The populations resident here in pre-historic, Ancient Roman and Medieval times are amply discussed in D. Antonio Martínez Castro's PhD thesis El Poblamiento Desde La Antigüedad A La Edad Moderna En La Subcomarca Cordobesa de Las Nuevas Poblaciones: El Ejemplo De La Carlota.[2]
La Carlota was founded in 1767. King Charles III of Spain wished to colonize some depopulated areas of the Guadalquivir valley and Sierra Morena. This grand project established three main settlement areas: La Carolina (Jaén), La Carlota (Córdoba), and La Luisiana (Seville). The aim of this colonization was on the one hand to protect the stagecoach traffic from petty banditry, and on the other hand to once again establish productive farms. About six thousand German and Flemish Catholic settlers, plus some Catalans and Valencians, came as new settlers. Of those 6,000 colonists, approximately 1,600 settled in Carlota. This is why Central European surnames and ethnic features and characteristics are common among the inhabitants, and why pork stew and sausages boiled in wine are favourite local dishes. Settlers were given 28 bushels of farmland, a house, household animals such as dogs, suitable agricultural implements and tax exemption for ten years.[3]
As well as influence from German and Flemish settlers there also followed a significant French influence, which led to the local administrative form of having "departments" instead of villages. For the same reason, the street plans of most of the main La Carlota settlement, and nearly all of its villages, have grids of roads and lanes set at right-angles.
An early history of the district is by Fernández Cabezas, En la Retaguardia: Coleccion de cronicas de La Carlota (Cordoba), Imprenta A. Santos (1937). There was also a special issue of the Boletin de la Real Academia de Córdoba (Bulletin of the Royal Academy of Cordoba, No.88, 1968) devoted to the history of the foundation of the new towns and villages, which introduced historians to a series of conferences held on the topic. A substantial and accessible modern book on the history of the district was published in 2014, Las Raíces de la Tierra: La aventura de los colonos (The Roots of the Earth: adventures of the settlers), by the poet and short-story author J.J. Mugar. The author's fiction and poetry also features the area as a setting.

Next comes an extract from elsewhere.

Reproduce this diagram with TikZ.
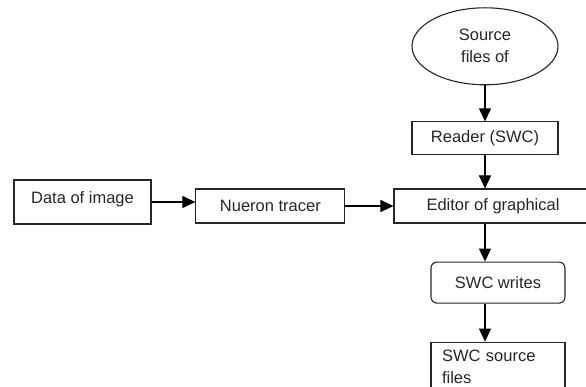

The writer, poet and diarist Juan Bernier (1911-1990) was born and raised in La Carlota. His Poesía completa (Complete Poetry) was published as a book in 2011.
6km to the north is Spain's longest "Via Verde" (or 'Railway Path' in English). This former railway line, closed in 1970, gently rolls across the countryside through fields of sunflowers and olive groves for over 90 km (56 mi). It runs between the southwest edge of Cordoba and Marchena in Seville. The "Via Verde" is most visited by tourists in the springtime, when wildflowers abound, and electric bicycles are now extending the types of weather in which the path can be enjoyed as a cyclist.
In recent years a number of off-road hiking trails have been tested and mapped by "Ramarvid", including six around La Carlota and three from La Chica Carlota.
Further afield, some 30 km (19 mi) away to the north are the southern parts of the Parque Natural Sierra de Hornachuelos, a National Park that is one of the best conserved areas of Mediterranean riverine upland forest, in which oaks predominate. Some 90 km (56 mi) to the south is the nearest seaside resort and coastline, at Málaga.
The Dia de la Colonizacion ('Day of the Colonists') is celebrated each 5 July and marks the arrival of the new and hardy colonists from northern Europe. There is a cultural festival, an eighteenth century market, and a contest for flamenco dancers.